Man with a Health Plan

Danny Bandiera has his eyes on the future, and that’s helping healthcare provider Pacific Blue Cross push its boundaries through tech

Pacific Blue Cross (PBC) will do whatever it takes to continue to be British Columbia’s leading benefits provider—a standing it’s held for more than 75 years. To do so, Danny Bandiera, the director of technology and device services at PBC, recently completed an overhaul of its administration claims and enrollment system. The five-year project retired a total of 25 old systems and made the claim-reporting process more automated, organized, and efficient.

As the largest health and dental benefits provider in British Columbia, the organization provides 1.5 million British Columbians with benefits through 8,000 employee group plans for businesses, governments, unions, and associations. It also offers individual plans for those who do not have coverage with their employer.

“Today it may take five days to recover, but with the new system it’ll take hours.”

Bandiera oversees the entire PBC technology department, which includes its help desk and IT operations. Bandiera not only looks for ways the company can operate more efficiently, he looks for cost-effective options as well. His duties include handling budgets and implementing capital projects.



1.5 million
Members in British Columbia

18.5 million
Claims processed annually

Annual customer interactions

$1.2 billion
Annual revenue and claims

Bandiera’s duties all came in handy when he helped implement PBC’s new Administration Claims Enrollment System (ACES). While there was no real problem with PBC’s prior recovery system, Bandiera and his team realized it was time to make a change for the good of the company’s service abilities and—more importantly—its customers.

“ACES is a new technology,” Bandiera says. “It’s a platform that is a dynamic business application that give us flexibility, can be competitive, and can grow the business. It’s a single information-rich system that automates the process of administering and paying claims. It allows for better service; our clients are demanding better self-service via the web and mobile devices and better business capabilities.”

The company did its homework well before the system was put into place and worked with a consulting firm that helped oversee all of the testing for tactical and business users. After getting the thumbs up from the board—not much longer after testing—Bandiera and his team were on their way.

“The consulting firm was retained as advisors for analysis and the selection process via RFP and obviously they did their due diligence,” Bandiera says. “They did testing on the system and testing on the business key. We test drove it so it didn’t take much of a sell job to the board based on the fact that we did our due diligence and market analysis.”

After the system was complete, an overall feeling of excitement spread throughout the office.

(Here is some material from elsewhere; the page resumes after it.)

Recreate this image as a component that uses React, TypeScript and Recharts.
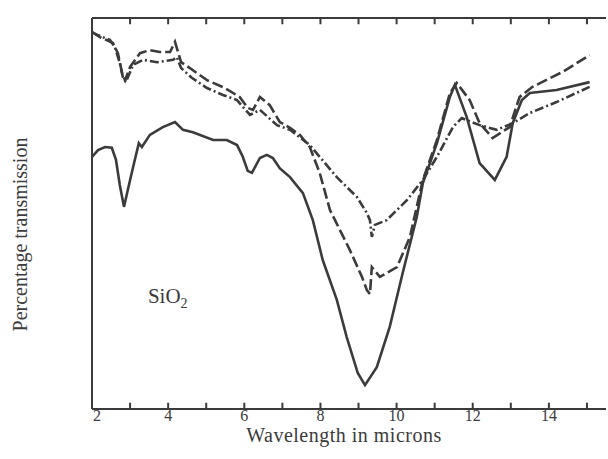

That doesn’t come as much of a surprise though, as it is the largest transformation project implemented by PBC to date. “With any project of this magnitude, there were hiccups along the way, but the staff at PBC, along with the leadership team, did a tremendous job implementing it,” Bandiera says. “Our entire staff were key in adapting to change and driving the project forward.”

ACES has proven to be a success, but Bandiera already has his sights set on the next project that will better service PBC’s customers. He and his team have been working on a new disaster-recovery system that will help improve how quickly the company can react in the event of an emergency. Although Pacific Blue Cross already has a disaster-recovery solution in place, Bandiera and his team are hoping to drastically improve recovery time. “Today it may take five days to recover,” Bandiera says, “but with the new system it’ll take hours.”